Best for: Motion graphics professionals who already know After Effects and need the globe animation as part of a larger compositing project.

Strengths:

  • Unlimited creative control
  • Deep compositing and motion graphics integration
  • Huge ecosystem of plugins and templates
  • Industry-standard for broadcast production

Weaknesses:

  • Steep learning curve (150+ hours to proficiency)
  • Requires $22.99+/month subscription plus plugin costs
  • Hours of work per animation
  • Globe templates are rigid and break when modified
  • Frame-by-frame rendering is slow

Pricing: $22.99+/month (After Effects) + $99 (GEOlayers) or plugin costs

The Verdict

There is no single best tool — it depends on what you're making.

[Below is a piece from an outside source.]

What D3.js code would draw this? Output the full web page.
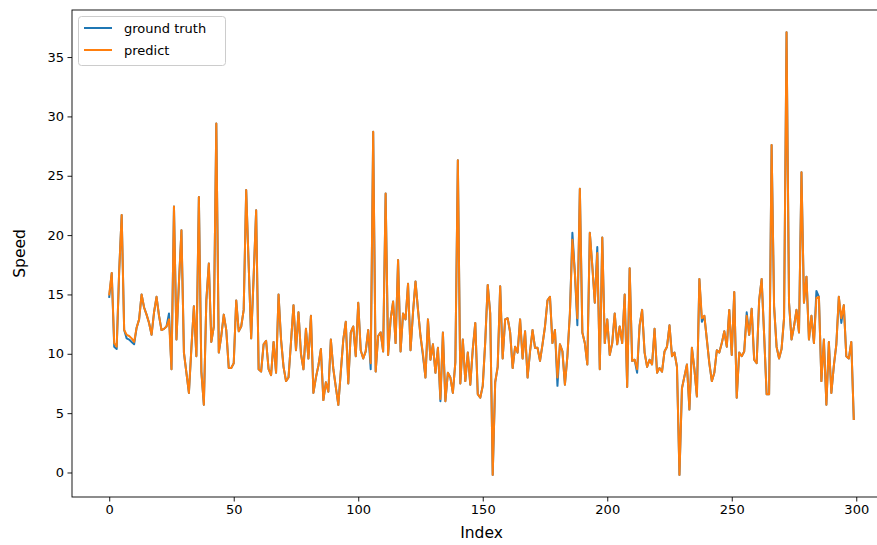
<!DOCTYPE html>
<html><head><meta charset="utf-8">
<script src="https://cdn.jsdelivr.net/npm/d3@7"></script>
<style>body{margin:0;background:#fff}svg{display:block;font-family:"DejaVu Sans",sans-serif}</style>
</head><body><svg id="c" width="877" height="545"></svg>
<script>
const groundTruth = [
14.8,16.8,10.6,10.4,17.0,21.7,12.0,11.3,11.2,11.0,
10.8,12.2,12.9,15.0,13.9,13.3,12.6,11.6,13.5,14.8,
13.2,12.0,12.1,12.3,13.4,8.7,22.4,11.2,16.0,20.4,
10.1,8.4,6.7,10.5,14.0,9.8,23.2,8.5,5.7,14.5,
17.6,11.0,12.3,29.4,10.1,11.5,13.3,12.0,8.8,8.8,
9.2,14.5,11.9,12.3,13.7,23.8,17.5,11.3,16.5,22.1,
8.7,8.5,10.8,11.1,8.7,8.2,11.0,8.4,15.0,11.2,
8.9,7.7,8.0,11.0,14.1,10.3,13.5,10.0,8.7,12.1,
9.6,13.2,6.7,8.0,9.0,10.4,6.1,7.6,6.8,11.2,
8.7,7.2,5.7,8.5,11.2,12.7,7.5,11.8,12.3,9.8,
14.3,10.3,9.6,10.2,12.0,8.7,28.7,8.5,11.5,11.8,
10.2,23.5,9.9,12.9,14.4,10.9,17.9,10.2,13.4,12.9,
15.9,10.3,13.5,16.1,13.7,11.5,9.8,8.0,12.9,9.5,
10.8,8.4,10.5,6.0,11.8,6.0,8.4,8.0,6.7,9.3,
26.3,7.5,11.2,7.7,10.1,7.4,10.4,12.6,6.6,6.3,
7.3,11.0,15.8,13.4,-0.2,7.6,8.9,15.7,9.6,12.9,
13.0,11.8,8.8,10.6,10.1,12.9,9.6,11.9,8.0,10.2,
12.0,10.5,10.5,9.4,10.8,12.3,14.5,14.8,10.9,12.0,
7.3,10.8,10.2,7.4,9.8,13.4,20.2,16.8,12.4,23.9,
11.8,10.9,9.1,20.2,17.4,14.3,19.0,8.7,19.8,10.9,
12.9,9.9,10.9,13.4,10.8,12.3,10.9,15.0,7.2,17.2,
9.4,9.5,8.4,12.4,13.7,10.1,8.9,9.5,9.1,12.1,
8.4,8.8,8.5,10.2,10.6,12.4,9.8,10.1,8.9,-0.2,
7.1,8.1,9.1,5.3,10.5,8.7,6.4,16.3,12.7,13.2,
11.2,9.2,7.7,8.4,10.3,10.1,10.9,11.9,10.6,13.7,
9.9,15.2,6.3,10.1,9.8,10.2,13.5,11.6,13.8,9.5,
9.2,14.5,16.3,11.6,6.6,6.6,27.6,14.0,10.6,9.6,
10.4,13.0,37.1,14.3,11.2,12.3,13.7,11.8,25.3,14.3,
16.5,11.2,13.2,10.9,15.3,14.8,7.7,11.2,5.7,11.0,
6.7,9.0,10.8,14.8,12.6,14.1,9.8,9.6,11.0,4.5
];
const predict = [
15.0,16.8,10.9,10.6,17.0,21.7,12.0,11.6,11.5,11.3,
11.0,12.2,12.9,15.0,13.9,13.3,12.6,11.6,13.5,14.8,
13.2,12.0,12.1,12.3,12.9,8.7,22.4,11.2,16.0,20.4,
10.1,8.4,6.7,10.5,14.0,9.8,23.2,8.5,5.7,14.5,
17.6,11.0,12.3,29.4,10.1,11.5,13.3,12.0,8.8,8.8,
9.2,14.5,11.9,12.3,13.7,23.8,17.5,11.3,16.5,22.1,
8.7,8.5,10.8,11.1,8.7,8.2,11.0,8.4,15.0,11.2,
8.9,7.7,8.0,11.0,14.1,10.3,13.5,10.0,8.7,12.1,
9.6,13.2,6.7,8.0,9.0,10.4,6.1,7.6,6.8,11.2,
8.7,7.2,5.7,8.5,11.2,12.7,7.5,11.8,12.3,9.8,
14.3,10.3,9.6,10.2,12.0,9.2,28.7,8.5,11.5,11.8,
10.2,23.5,9.9,12.9,14.4,10.9,17.9,10.2,13.4,12.9,
15.9,10.3,13.5,16.1,13.7,11.5,10.0,8.0,12.9,9.5,
10.8,8.4,10.5,6.2,11.8,6.0,8.4,8.0,6.7,9.3,
26.3,7.5,11.2,7.7,10.1,7.4,10.4,12.6,6.6,6.3,
7.3,11.0,15.8,13.4,-0.2,7.6,8.9,15.7,9.6,12.9,
13.0,11.8,8.8,10.6,10.1,12.9,9.6,11.9,8.0,10.2,
12.0,10.5,10.5,9.4,10.8,12.3,14.5,14.8,10.9,12.0,
8.0,10.8,10.2,7.4,9.8,13.4,19.6,16.8,13.0,23.9,
11.8,10.9,9.1,20.2,17.4,14.3,18.5,8.7,19.8,10.9,
12.9,9.9,10.9,13.4,10.8,12.3,10.9,15.0,7.2,17.2,
9.4,9.5,8.7,12.4,13.7,10.1,8.9,9.5,9.1,12.1,
8.4,8.8,8.5,10.2,10.6,12.4,9.8,10.1,8.9,-0.2,
7.1,8.1,9.1,5.3,10.5,8.7,6.4,16.3,13.0,13.2,
11.2,9.2,7.7,8.4,10.3,10.1,10.9,11.9,10.6,13.7,
9.9,15.2,6.3,10.1,9.8,10.2,13.2,11.6,13.8,9.5,
9.2,14.5,16.3,11.6,6.6,6.6,27.6,14.0,10.6,9.6,
10.4,13.0,37.1,14.3,11.2,12.3,13.7,11.8,25.3,14.3,
16.5,11.2,13.2,10.9,14.7,14.8,7.7,11.2,5.7,11.0,
6.7,9.0,10.8,14.8,13.0,14.1,9.8,9.6,11.0,4.5
];
const xTicks = [0, 50, 100, 150, 200, 250, 300];
const yTicks = [0, 5, 10, 15, 20, 25, 30, 35];
const seriesNames = ["ground truth", "predict"];
const seriesColors = ["#1f77b4", "#ff7f0e"];
const xLabel = "Index";
const yLabel = "Speed";

const svg = d3.select("#c");
const L = 72, R = 891, T = 10, B = 497;
const n = groundTruth.length;
const xm = (n - 1) * 0.05;
const all = groundTruth.concat(predict);
const ymin = d3.min(all), ymax = d3.max(all);
const ym = (ymax - ymin) * 0.05;
const x = d3.scaleLinear().domain([-xm, n - 1 + xm]).range([L, R]);
const y = d3.scaleLinear().domain([ymin - ym, ymax + ym]).range([B, T]);

svg.append("defs").append("clipPath").attr("id", "pc")
  .append("rect").attr("x", L).attr("y", T).attr("width", R - L).attr("height", B - T);

const line = d3.line().x((d, i) => x(i)).y(d => y(d));
const plot = svg.append("g").attr("clip-path", "url(#pc)");
[groundTruth, predict].forEach((s, k) => {
  plot.append("path").datum(s).attr("d", line)
    .attr("fill", "none").attr("stroke", seriesColors[k])
    .attr("stroke-width", 2).attr("stroke-linejoin", "round").attr("stroke-linecap", "square");
});

const xa = svg.append("g").attr("transform", `translate(0,${B})`)
  .call(d3.axisBottom(x).tickValues(xTicks).tickSize(4.5).tickPadding(3.5).tickFormat(d3.format("d")));
const ya = svg.append("g").attr("transform", `translate(${L},0)`)
  .call(d3.axisLeft(y).tickValues(yTicks).tickSize(4.5).tickPadding(3.5).tickFormat(d3.format("d")));
[xa, ya].forEach(a => {
  a.select(".domain").remove();
  a.selectAll("text").attr("font-size", 13).attr("fill", "#000").attr("font-family", "DejaVu Sans");
  a.selectAll("line").attr("stroke", "#000").attr("stroke-width", 0.9);
});

svg.append("rect").attr("x", L).attr("y", T).attr("width", R - L).attr("height", B - T)
  .attr("fill", "none").attr("stroke", "#000").attr("stroke-width", 0.9);

svg.append("text").attr("x", (L + R) / 2).attr("y", 538).attr("text-anchor", "middle")
  .attr("font-size", 15.5).text(xLabel);
svg.append("text").attr("transform", `translate(25,${(T + B) / 2}) rotate(-90)`)
  .attr("text-anchor", "middle").attr("font-size", 15.5).text(yLabel);

const lg = svg.append("g");
lg.append("rect").attr("x", 78.5).attr("y", 16.5).attr("width", 147).attr("height", 49)
  .attr("rx", 3).attr("fill", "#fff").attr("fill-opacity", 0.8).attr("stroke", "#cccccc").attr("stroke-width", 1);
seriesNames.forEach((nm, k) => {
  const yy = 28 + k * 22;
  lg.append("line").attr("x1", 84).attr("x2", 112).attr("y1", yy).attr("y2", yy)
    .attr("stroke", seriesColors[k]).attr("stroke-width", 2);
  lg.append("text").attr("x", 124).attr("y", yy + 4.5).attr("font-size", 13).text(nm);
});
</script></body></html>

Choose Globe Studio if you want the highest quality cinematic globe animations without the complexity of professional 3D software. It's the only tool that combines atmospheric effects, flight arcs, wave effects, and cinematic camera paths in a purpose-built package.

Choose Google Earth Studio if you need real satellite imagery. Choose Mapimator if you need flat map route animations. Choose Animaps if speed matters most and AI-driven creation fits your workflow. Choose After Effects if you're already a motion graphics professional and need the globe as part of a larger project.

For most creators who specifically need globe animations, Globe Studio offers the best balance of quality, speed, and cost.